-- BEGIN --

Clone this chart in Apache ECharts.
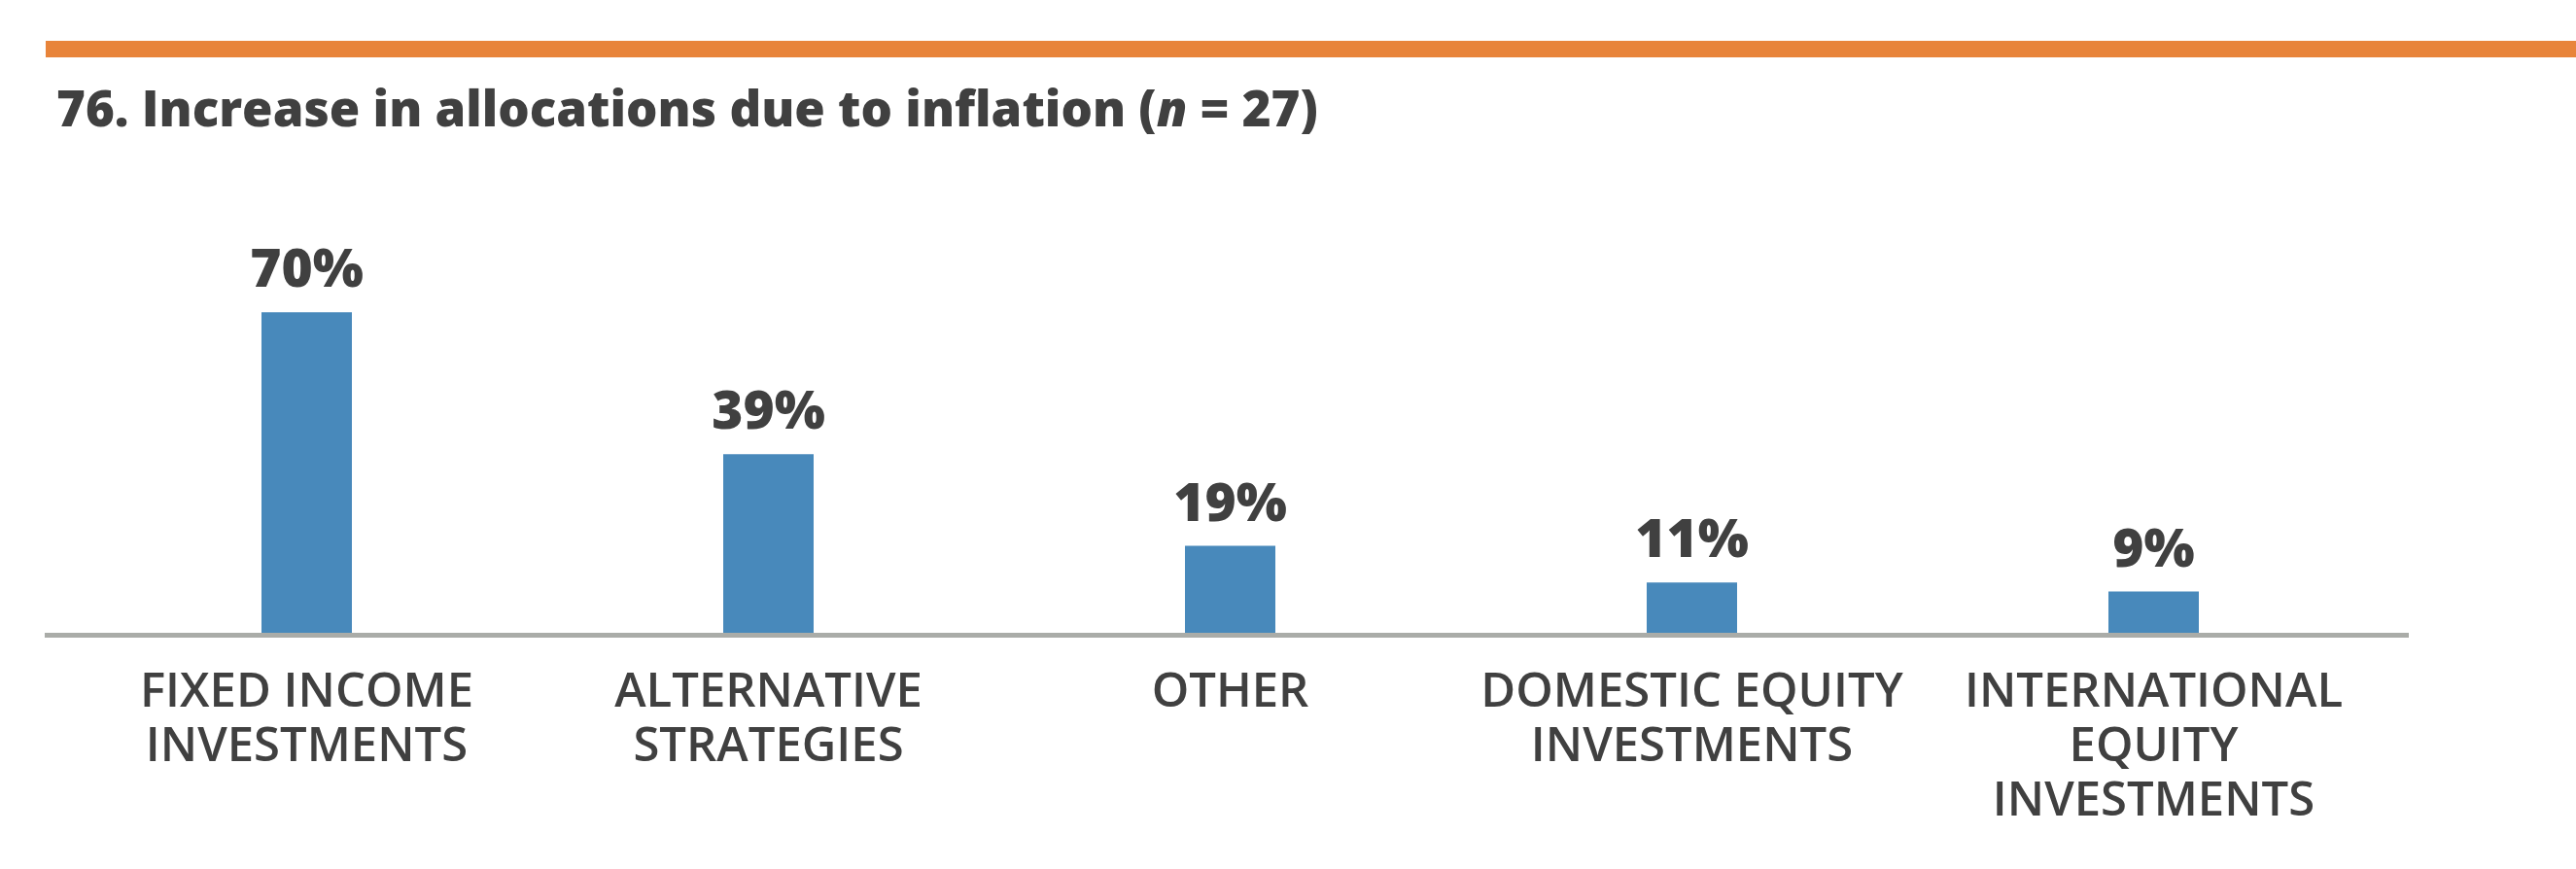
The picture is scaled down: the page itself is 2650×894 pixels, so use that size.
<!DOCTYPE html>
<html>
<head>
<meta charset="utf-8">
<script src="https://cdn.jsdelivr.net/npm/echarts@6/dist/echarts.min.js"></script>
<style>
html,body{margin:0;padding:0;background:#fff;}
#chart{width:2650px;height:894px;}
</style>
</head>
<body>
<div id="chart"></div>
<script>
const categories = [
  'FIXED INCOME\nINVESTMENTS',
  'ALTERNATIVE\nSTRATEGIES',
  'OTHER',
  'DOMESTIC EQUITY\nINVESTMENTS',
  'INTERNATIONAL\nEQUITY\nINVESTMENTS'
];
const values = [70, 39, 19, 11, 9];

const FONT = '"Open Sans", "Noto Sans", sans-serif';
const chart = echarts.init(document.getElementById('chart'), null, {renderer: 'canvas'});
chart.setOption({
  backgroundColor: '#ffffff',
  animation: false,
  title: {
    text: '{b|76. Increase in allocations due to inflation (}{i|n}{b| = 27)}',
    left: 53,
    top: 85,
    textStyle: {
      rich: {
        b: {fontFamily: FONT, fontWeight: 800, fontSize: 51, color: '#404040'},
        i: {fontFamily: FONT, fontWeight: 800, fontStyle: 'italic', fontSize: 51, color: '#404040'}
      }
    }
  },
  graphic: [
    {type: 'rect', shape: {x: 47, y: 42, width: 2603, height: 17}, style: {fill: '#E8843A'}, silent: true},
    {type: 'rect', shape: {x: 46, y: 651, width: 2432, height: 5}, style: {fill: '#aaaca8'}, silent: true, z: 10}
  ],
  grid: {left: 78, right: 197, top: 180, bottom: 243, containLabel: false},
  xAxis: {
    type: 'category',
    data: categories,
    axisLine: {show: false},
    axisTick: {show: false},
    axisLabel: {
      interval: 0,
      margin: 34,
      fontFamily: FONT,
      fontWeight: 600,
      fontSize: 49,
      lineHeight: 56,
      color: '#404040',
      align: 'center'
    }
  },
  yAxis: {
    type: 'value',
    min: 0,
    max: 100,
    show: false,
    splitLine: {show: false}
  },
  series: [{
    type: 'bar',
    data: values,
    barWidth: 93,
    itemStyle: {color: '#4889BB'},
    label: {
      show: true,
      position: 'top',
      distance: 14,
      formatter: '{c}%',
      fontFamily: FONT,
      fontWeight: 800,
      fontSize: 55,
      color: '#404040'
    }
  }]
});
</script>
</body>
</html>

-- END --

GOAL OF THE EXERCISE:
Exclude every picture and copy the remaining data exactly.

SOLUTION FOR THIS PROBLEM:
Clone this chart in Apache ECharts.
The picture is scaled down: the page itself is 2650×894 pixels, so use that size.
<!DOCTYPE html>
<html>
<head>
<meta charset="utf-8">
<script src="https://cdn.jsdelivr.net/npm/echarts@6/dist/echarts.min.js"></script>
<style>
html,body{margin:0;padding:0;background:#fff;}
#chart{width:2650px;height:894px;}
</style>
</head>
<body>
<div id="chart"></div>
<script>
const categories = [
  'FIXED INCOME\nINVESTMENTS',
  'ALTERNATIVE\nSTRATEGIES',
  'OTHER',
  'DOMESTIC EQUITY\nINVESTMENTS',
  'INTERNATIONAL\nEQUITY\nINVESTMENTS'
];
const values = [70, 39, 19, 11, 9];

const FONT = '"Open Sans", "Noto Sans", sans-serif';
const chart = echarts.init(document.getElementById('chart'), null, {renderer: 'canvas'});
chart.setOption({
  backgroundColor: '#ffffff',
  animation: false,
  title: {
    text: '{b|76. Increase in allocations due to inflation (}{i|n}{b| = 27)}',
    left: 53,
    top: 85,
    textStyle: {
      rich: {
        b: {fontFamily: FONT, fontWeight: 800, fontSize: 51, color: '#404040'},
        i: {fontFamily: FONT, fontWeight: 800, fontStyle: 'italic', fontSize: 51, color: '#404040'}
      }
    }
  },
  graphic: [
    {type: 'rect', shape: {x: 47, y: 42, width: 2603, height: 17}, style: {fill: '#E8843A'}, silent: true},
    {type: 'rect', shape: {x: 46, y: 651, width: 2432, height: 5}, style: {fill: '#aaaca8'}, silent: true, z: 10}
  ],
  grid: {left: 78, right: 197, top: 180, bottom: 243, containLabel: false},
  xAxis: {
    type: 'category',
    data: categories,
    axisLine: {show: false},
    axisTick: {show: false},
    axisLabel: {
      interval: 0,
      margin: 34,
      fontFamily: FONT,
      fontWeight: 600,
      fontSize: 49,
      lineHeight: 56,
      color: '#404040',
      align: 'center'
    }
  },
  yAxis: {
    type: 'value',
    min: 0,
    max: 100,
    show: false,
    splitLine: {show: false}
  },
  series: [{
    type: 'bar',
    data: values,
    barWidth: 93,
    itemStyle: {color: '#4889BB'},
    label: {
      show: true,
      position: 'top',
      distance: 14,
      formatter: '{c}%',
      fontFamily: FONT,
      fontWeight: 800,
      fontSize: 55,
      color: '#404040'
    }
  }]
});
</script>
</body>
</html>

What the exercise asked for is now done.